Had Sophie Lee killed Audrey Star? In his heart of hearts, he didn’t think so. What he personally thought did not count in a court of law. Spenser thought Adam Star had killed his wife. He just couldn’t prove it. He had hoped, in the dark and silence of this very apartment, late at night, that Adam Star would own up to what he had done at some point. But he never had, so he gave the case everything he had, and Sophie Lee was convicted.
Okay, that was his side of things. Spenser finished his coffee, trotted out to the kitchen for a refill, and brought it back. He rummaged until he found Kala Aulani’s opening statement. He read it, reread it, then read it a third time. What jumped out at him were the words: Audrey Star had kept a journal. He’d grilled Adam Star about the journal—Star had referred to it in old-fashioned girly terms as a diary. On the stand, Star had said his wife kept a diary long before he had ever met her, and that she continued to write in her diary during the good years of their marriage, and as far as he knew she hadn’t done it since the accident. Then he had corrected himself and said maybe she had kept one, but if she did, he didn’t know where it was, and no, he had never felt the need to pry into his wife’s secret thoughts. In her deposition, Sophie Lee said there was such a diary but she referred to it as a journal and that Audrey wrote in it on her “good days.” She said Audrey kept the journal either under her pillow or in the drawer of the night table that she could reach by the side of her hospital bed. She said also in her deposition that Audrey used to clip articles or things of interest out of magazines, again, on her “good days,”

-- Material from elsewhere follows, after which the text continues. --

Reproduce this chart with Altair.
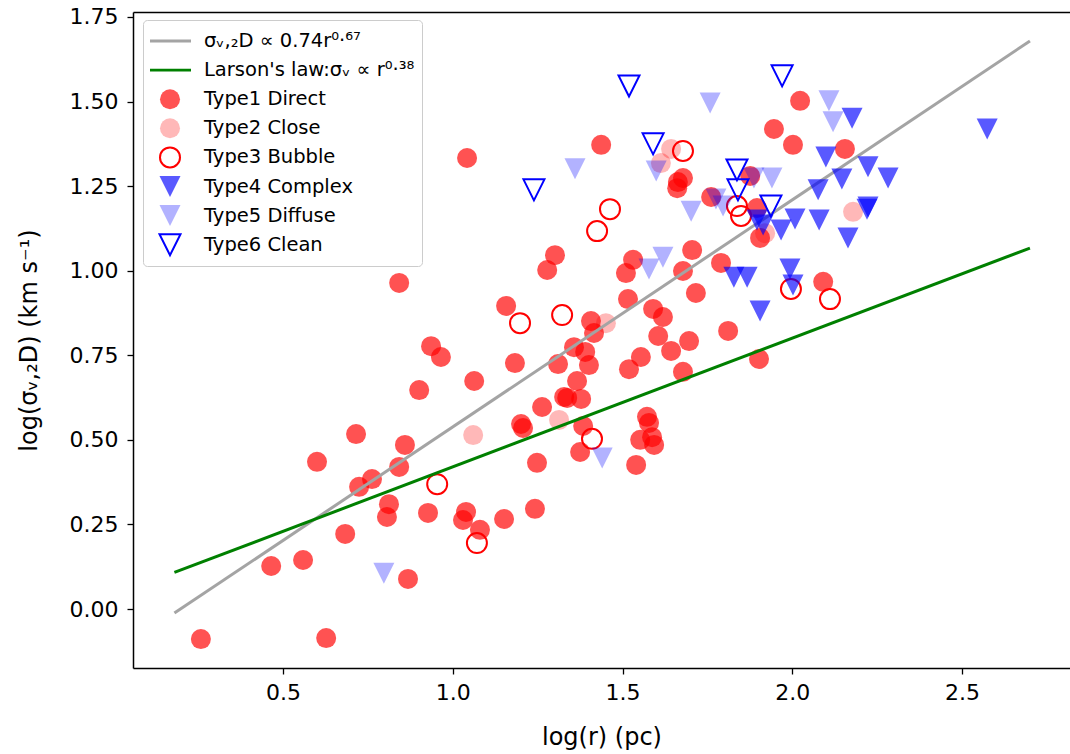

and kept them in the back of her journal or would tape them to pages in her journal.
Spenser’s instincts back then had been on the money, but the suits who charged $800 an hour had successfully gotten Star out of it, leaving only Sophie to prosecute. The son of a bitch had never confessed until he himself was dying. He wondered how those eight-hundred-dollar-an-hour suits were sleeping these days. No better than he was, he hoped.
A warrant to search the Star mansion and Sophie Lee’s apartment did not turn up a journal, a diary, or even a notebook. At trial he had hammered home the point that only Sophie Lee had direct knowledge of the journal and that she had gotten rid of it before the fateful day she’d decided to kill her patient. On the stand, Adam Star had openly scoffed at that suggestion, and for his point of view, he had been declared a hostile witness.
So where in the damn hell was the journal? Sophie Lee had been adamant about there being one. Adam Star, hostile witness or not, had backed up the fact that his wife had indeed kept a journal, though he thought she only wrote in it on her good days. Previous nurses who hadn’t wanted to get involved in a messy murder trial had selective memories. A few nurses said they thought Mrs. Star wrote in something from time to time, others said absolutely not, the patient just watched television.
Spenser realized his career was over regardless of what he did from that point on. He had cut corners, but always in the interest of justice. He did what he had to do. To the best of his knowledge, he had not broken a single law. All those other cases he’d prosecuted were now going to come back and haunt him. The lawyers would nitpick every little goddamn thing they could. The cases would be tied up in the courts for years and would probably never end. Unless he could find the damn journal. If he couldn’t find it ten years ago, how was he going to find it now?